Pakistan slams Kashmir fence: India's fencing of the disputed border in divided Kashmir worries Pakistan

Gulf Daily News

14 December 2003

ISLAMABAD:

Pakistan yesterday informed New Delhi it was "seriously" concerned about India's fencing of the disputed border in divided Kashmir, officials said.

Pakistan's Prime Minister Zafarullah Khan Jamali asked India to stop fencing the military line that divides disputed Kashmir between South Asia's two nuclear-armed rivals.

"India should not take undue advantage of the cease-fire," the premier told a news conference on Friday.

"The serious concerns were conveyed in a demarche made to the Indian high commission today," foreign ministry spokesman Masood Khan said.

The demarche came a day after Pakistsan President Pervez Musharraf and Prime Minister Zafarullah Jamali told India not to change status of the LoC.

"There cannot be any change in its state ... especially when talks for rapprochement are going on," Musharraf said at the commissioning of an Agosta 90-B submarine in the Pakistan navy at Karachi yesterday.

Pakistan's move came after the Indian army said it was fencing a 460km-stretch of the Line of Control (LoC) to prevent the infiltration of Islamic militants from across the Pakistani side of the border.

The 760km LoC was drawn up in 1972 along ceasefire lines after the previous year's war between India and Pakistan.

The LoC has been treated as a de-facto border between the Indian and Pakistani-controlled zones of the Himalayan border region, which both sides have claimed in full since partition in 1947.

Meanwhile, five suspected militants were killed in India's portion of Kashmir during two separate gunbattles with security forces yesterday.

After receiving a tip-off, soldiers and police raided a suspected militant hide-out in the Nangali forest in the Poonch region, 240km northwest of Jammu, officers at the police control room said.

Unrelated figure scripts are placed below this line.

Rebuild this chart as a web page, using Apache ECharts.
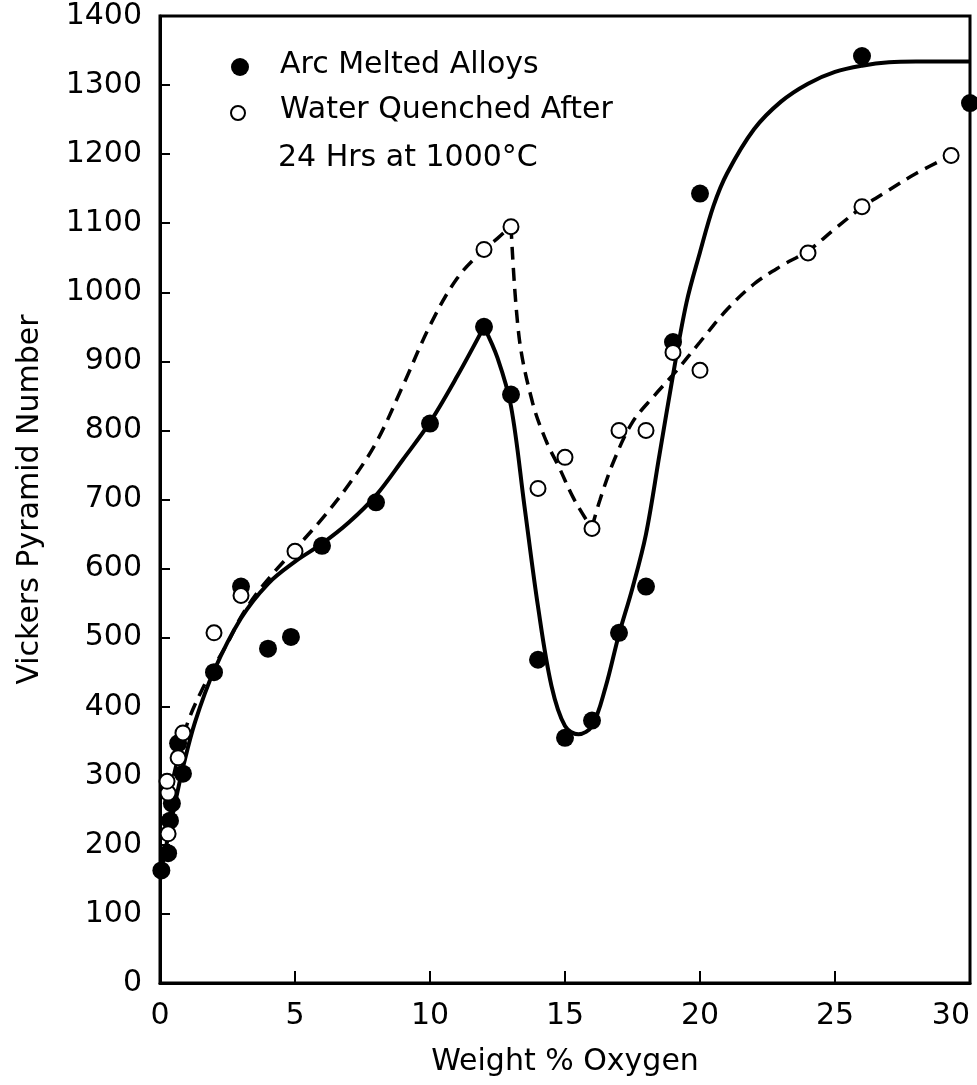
<!DOCTYPE html>
<html>
<head>
<meta charset="utf-8">
<title>Vickers Pyramid Number vs Weight % Oxygen</title>
<script src="https://cdn.jsdelivr.net/npm/echarts@6/dist/echarts.min.js"></script>
<style>
  html, body { margin: 0; padding: 0; background: #fff; }
  #chart { width: 977px; height: 1085px; }
</style>
</head>
<body>
<div id="chart"></div>
<script>
// Axis ticks
const xTickValues = [0, 5, 10, 15, 20, 25, 30];
const yTickValues = [0, 100, 200, 300, 400, 500, 600, 700, 800, 900, 1000, 1100, 1200, 1300, 1400];

// Measured hardness, arc melted alloys: [wt% O, VPN]
const arcMelted = [
  [0.05, 163], [0.3, 188], [0.37, 235], [0.44, 260], [0.85, 303], [0.67, 347],
  [2, 450], [3, 574], [4, 484], [4.85, 501], [6, 633], [8, 696], [10, 810],
  [12, 950], [13, 852], [14, 468], [15, 355], [16, 380], [17, 507], [18, 574],
  [19, 928], [20, 1143], [26, 1342], [30, 1274]
];

// Measured hardness, water quenched after 24 h at 1000 °C
const waterQuenched = [
  [0.3, 216], [0.3, 275], [0.26, 292], [0.67, 326], [0.85, 362],
  [2, 507], [3, 561], [5, 625], [12, 1062], [13, 1095], [14, 716], [15, 761],
  [16, 658], [17, 800], [18, 800], [19, 913], [20, 887], [24, 1057], [26, 1124],
  [29.3, 1198]
];

// Hand-drawn trend through the arc melted data (solid), sharp peak at 12 %
const arcTrend = [
  [0, 155], [0.3, 212], [0.6, 268], [0.85, 312], [1.3, 378], [2, 452], [3, 528],
  [4, 578], [5, 610], [6, 636], [7, 667], [8, 706], [9, 758], [10, 812],
  [11, 878], [12, 950], [12.5, 905], [13, 835], [13.5, 690], [14, 545],
  [14.5, 430], [15, 372], [15.5, 360], [16, 372], [16.5, 428], [17, 505],
  [17.5, 572], [18, 650], [18.5, 765], [19, 880], [19.5, 985], [20, 1058],
  [20.5, 1125], [21, 1172], [22, 1236], [23, 1276], [24, 1302], [25, 1319],
  [26, 1328], [27, 1333], [28, 1334], [30, 1334]
];
const arcCusps = [12];

// Hand-drawn trend through the quenched data (dashed), peak at 13 %, trough at 16 %
const quenchTrend = [
  [0.5, 300], [0.85, 355], [1.1, 385], [1.5, 420], [2, 458], [2.5, 492],
  [3, 530], [3.6, 565], [4.3, 598], [5, 628], [6, 672], [7, 722], [8, 782],
  [9, 865], [10, 952], [11, 1020], [12, 1062], [12.5, 1078], [13, 1096],
  [13.3, 935], [13.8, 840], [14.3, 785], [14.8, 745], [15.3, 703], [15.8, 670],
  [16, 660], [16.3, 700], [16.8, 755], [17.5, 812], [18.3, 850], [19.1, 885],
  [20, 928], [21, 975], [22, 1012], [23, 1038], [24, 1060], [25, 1092],
  [26, 1123], [27, 1148], [28, 1172], [29.3, 1198]
];
const quenchCusps = [13, 16];

// Break a curve into pieces at its corner points so the corners stay sharp
function splitAt(points, cusps) {
  const parts = [];
  let cur = [];
  points.forEach(p => {
    cur.push(p);
    if (cusps.indexOf(p[0]) !== -1) {
      parts.push(cur);
      cur = [p];
    }
  });
  if (cur.length > 1) parts.push(cur);
  return parts;
}

const FONT = 'DejaVu Sans';
const INK = '#000';

const lineSeries = [];
splitAt(arcTrend, arcCusps).forEach(seg => lineSeries.push({
  type: 'line', data: seg, smooth: 0.35, symbol: 'none', silent: true,
  lineStyle: { color: INK, width: 4 }, z: 2
}));
splitAt(quenchTrend, quenchCusps).forEach(seg => lineSeries.push({
  type: 'line', data: seg, smooth: 0.35, symbol: 'none', silent: true,
  lineStyle: { color: INK, width: 3.5, type: [13, 8] }, z: 2
}));

const chart = echarts.init(document.getElementById('chart'), null, { renderer: 'canvas' });

chart.setOption({
  animation: false,
  backgroundColor: '#fff',
  grid: {
    left: 160, right: 7, top: 16, bottom: 102,
    outerBoundsMode: 'none', containLabel: false,
    show: true, borderColor: INK, borderWidth: 3, backgroundColor: 'transparent'
  },
  xAxis: {
    type: 'value',
    min: xTickValues[0], max: xTickValues[xTickValues.length - 1],
    interval: xTickValues[1] - xTickValues[0],
    name: 'Weight % Oxygen', nameLocation: 'middle', nameGap: 64,
    nameTextStyle: { fontFamily: FONT, fontSize: 30, color: INK },
    axisLine: { show: true, lineStyle: { color: INK, width: 3 } },
    axisTick: { show: true, inside: true, length: 12, lineStyle: { color: INK, width: 2 } },
    axisLabel: {
      fontFamily: FONT, fontSize: 30, color: INK, margin: 18, alignMaxLabel: 'right',
      formatter: v => String(v)
    },
    splitLine: { show: false }
  },
  yAxis: {
    type: 'value',
    min: yTickValues[0], max: yTickValues[yTickValues.length - 1],
    interval: yTickValues[1] - yTickValues[0],
    name: 'Vickers Pyramid Number', nameLocation: 'middle', nameGap: 115,
    nameTextStyle: { fontFamily: FONT, fontSize: 30, color: INK },
    axisLine: { show: true, lineStyle: { color: INK, width: 3 } },
    axisTick: { show: true, inside: true, length: 10, lineStyle: { color: INK, width: 2 } },
    axisLabel: {
      fontFamily: FONT, fontSize: 30, color: INK, margin: 18,
      formatter: v => String(v)
    },
    splitLine: { show: false }
  },
  graphic: [
    { type: 'circle', left: 231, top: 58, shape: { r: 9 }, style: { fill: INK }, z: 10 },
    { type: 'text', left: 280, top: 50, style: { text: 'Arc Melted Alloys', font: '30px "DejaVu Sans"', fill: INK }, z: 10 },
    { type: 'circle', left: 230, top: 105, shape: { r: 7 }, style: { fill: '#fff', stroke: INK, lineWidth: 2 }, z: 10 },
    { type: 'text', left: 280, top: 95, style: { text: 'Water Quenched After', font: '30px "DejaVu Sans"', fill: INK }, z: 10 },
    { type: 'text', left: 278, top: 143, style: { text: '24 Hrs at 1000°C', font: '30px "DejaVu Sans"', fill: INK }, z: 10 }
  ],
  series: lineSeries.concat([
    {
      name: 'Arc Melted Alloys', type: 'scatter', data: arcMelted,
      symbol: 'circle', symbolSize: 18,
      itemStyle: { color: INK, opacity: 1 }, z: 4
    },
    {
      name: 'Water Quenched After 24 Hrs at 1000°C', type: 'scatter', data: waterQuenched,
      symbol: 'circle', symbolSize: 15,
      itemStyle: { color: '#fff', borderColor: INK, borderWidth: 2, opacity: 1 }, z: 5
    }
  ])
});
</script>
</body>
</html>
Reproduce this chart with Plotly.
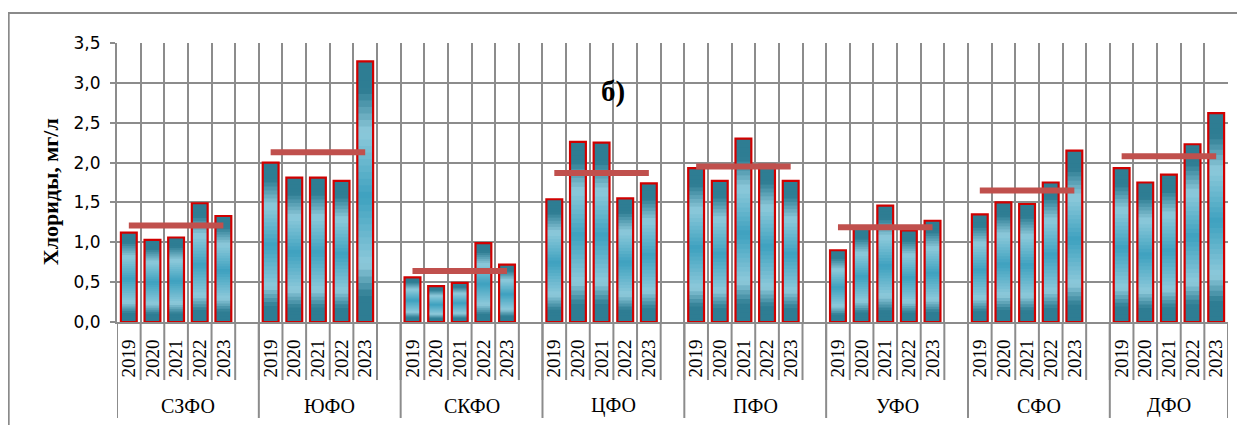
import plotly.graph_objects as go

# ---------------- data ----------------
groups = ["СЗФО", "ЮФО", "СКФО", "ЦФО", "ПФО", "УФО", "СФО", "ДФО"]
years = ["2019", "2020", "2021", "2022", "2023"]

szfo = [1.12, 1.03, 1.06, 1.49, 1.33]
yufo = [2.00, 1.81, 1.81, 1.77, 3.27]
skfo = [0.56, 0.45, 0.49, 0.99, 0.72]
cfo = [1.54, 2.26, 2.25, 1.55, 1.74]
pfo = [1.93, 1.77, 2.30, 1.97, 1.77]
ufo = [0.90, 1.18, 1.46, 1.15, 1.27]
sfo = [1.35, 1.50, 1.48, 1.75, 2.15]
dfo = [1.93, 1.75, 1.85, 2.23, 2.62]
values = [szfo, yufo, skfo, cfo, pfo, ufo, sfo, dfo]

# average over the period (red lines)
averages = [1.21, 2.13, 0.64, 1.87, 1.95, 1.19, 1.65, 2.08]

y_ticks = [0, 0.5, 1.0, 1.5, 2.0, 2.5, 3.0, 3.5]

# ---------------- categories ----------------
cats, ticktext = [], []
group_cats = []
for gi, g in enumerate(groups):
    gc = [f"{g} {y}" for y in years]
    group_cats.append(gc)
    cats += gc
    ticktext += years
    if gi < len(groups) - 1:
        cats.append(f"{g} gap")
        ticktext.append("")

bar_x = [c for gc in group_cats for c in gc]
bar_y = [v for vals in values for v in vals]

# ---------------- gradient fill for bars ----------------
DARK = (46, 125, 147)
LIGHT = (142, 202, 219)
MID = (62, 161, 191)
stops = [(0.00, DARK), (0.10, DARK), (0.22, LIGHT), (0.48, MID),
         (0.73, LIGHT), (0.89, DARK), (1.00, DARK)]


def color_at(f):
    for (f0, c0), (f1, c1) in zip(stops[:-1], stops[1:]):
        if f0 <= f <= f1:
            t = (f - f0) / (f1 - f0) if f1 > f0 else 0
            c = [round(a + (b - a) * t) for a, b in zip(c0, c1)]
            return f"rgb({c[0]},{c[1]},{c[2]})"
    return "rgb(%d,%d,%d)" % DARK


fig = go.Figure()
nseg = 40
for k in range(nseg):
    f0 = k / nseg
    fm = (k + 0.5) / nseg
    fig.add_trace(go.Bar(
        x=bar_x,
        base=[f0 * v for v in bar_y],
        y=[(1 - f0) * v for v in bar_y],
        marker=dict(color=color_at(fm), line=dict(width=0)),
        showlegend=False, hoverinfo="skip",
    ))

# outline
fig.add_trace(go.Bar(
    x=bar_x, y=bar_y,
    marker=dict(color="rgba(0,0,0,0)", line=dict(color="#d00000", width=2.2)),
    showlegend=False,
))

# average lines
for gc, avg in zip(group_cats, averages):
    fig.add_trace(go.Scatter(
        x=gc, y=[avg] * len(gc), mode="lines",
        line=dict(color="#c0504d", width=6),
        showlegend=False,
    ))

GRID = "#8c8c8c"
shapes = []
n = len(cats)
# tick separators below axis
for i in range(n + 1):
    shapes.append(dict(type="line", xref="x", yref="paper",
                       x0=i - 0.5, x1=i - 0.5, y0=0, y1=-0.208,
                       line=dict(color=GRID, width=2)))
# group separators
bounds = [-0.5]
spans = []
for gi, gc in enumerate(group_cats):
    start = cats.index(gc[0])
    last = cats.index(gc[-1]) + (1 if gi < len(groups) - 1 else 0)
    spans.append((start, last))
    bounds.append(last + 0.5)
for b in bounds:
    shapes.append(dict(type="line", xref="x", yref="paper",
                       x0=b, x1=b, y0=0, y1=-0.344,
                       line=dict(color=GRID, width=2)))
# outer border
shapes.append(dict(type="rect", xref="paper", yref="paper",
                   x0=-0.0975, x1=1.05, y0=-0.6, y1=1.1075,
                   line=dict(color="#8a8a8a", width=2), fillcolor="rgba(0,0,0,0)",
                   layer="below"))

annotations = []
for g, (start, last) in zip(groups, spans):
    annotations.append(dict(x=(start + last) / 2, y=-0.30, xref="x", yref="paper",
                            xanchor="center", yanchor="middle",
                            text=g, showarrow=False,
                            font=dict(family="Liberation Serif", size=20, color="black")))
annotations.append(dict(x=-0.0603, y=0.4655, xref="paper", yref="paper",
                        xanchor="center", yanchor="middle",
                        text="<b>Хлориды, мг/л</b>", textangle=-90, showarrow=False,
                        font=dict(family="Liberation Serif", size=22, color="black")))
annotations.append(dict(x=0.4464, y=0.827, xref="paper", yref="paper",
                        xanchor="center", yanchor="middle",
                        text="<b>б)</b>", showarrow=False,
                        font=dict(family="Liberation Serif", size=29, color="black")))

fig.update_layout(
    width=1237, height=417,
    margin=dict(l=109, r=17, t=35, b=103),
    paper_bgcolor="white", plot_bgcolor="white",
    barmode="overlay", bargap=0.33,
    separators=", ",
    shapes=shapes, annotations=annotations,
    xaxis=dict(
        type="category", categoryorder="array", categoryarray=cats,
        tickmode="array", tickvals=cats, ticktext=ticktext,
        range=[-0.5, n - 0.5], tickson="boundaries",
        showgrid=True, gridcolor=GRID, gridwidth=2,
        ticks="", tickangle=-90, ticklabelstandoff=8,
        tickfont=dict(family="Liberation Serif", size=19, color="black"),
        showline=True, linecolor=GRID, linewidth=2,
    ),
    yaxis=dict(
        range=[0, 3.5], tickmode="array", tickvals=y_ticks, tickformat=".1f",
        showgrid=True, gridcolor=GRID, gridwidth=2,
        ticks="outside", ticklen=5, tickwidth=2, tickcolor=GRID,
        showline=True, linecolor=GRID, linewidth=2, zeroline=False,
        tickfont=dict(family="DejaVu Sans", size=17, color="black"),
        ticklabelstandoff=6,
    ),
)

fig.write_html("out.html")
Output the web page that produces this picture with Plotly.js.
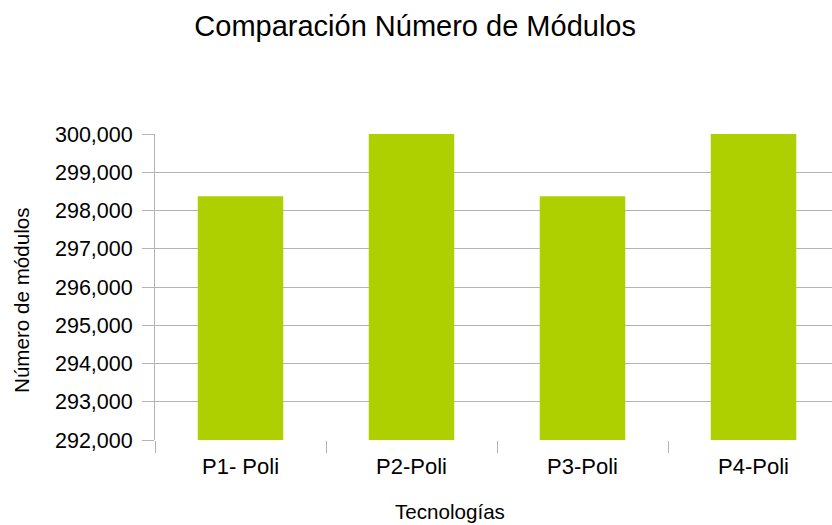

Up to nine suspected militants were present when the raid took place, and a gunbattle ensued, police said.

Three bodies of alleged militants have been found so far, according to the police.

The second gunfight took place in the neighbouring Hari Buddha area, about 210km northwest of Jammu, where two militants were killed, the police said. There were no casualties among the soldiers or police. It is nearly impossible to confirm independently the attackers' identities because of the remoteness of the area.

Police battling Islamic separatists in disputed Kashmir have found bullets coated with lethal chemicals at a rebel hideout, they said yesterday.

The seizure comes four months after the Indian army said it had information that Islamic militants in Kashmir knew how to build crude chemical weapons but had no proof. About a dozen separatist groups operate in Kashmir, which is at the core of decades of animosity between India and Pakistan.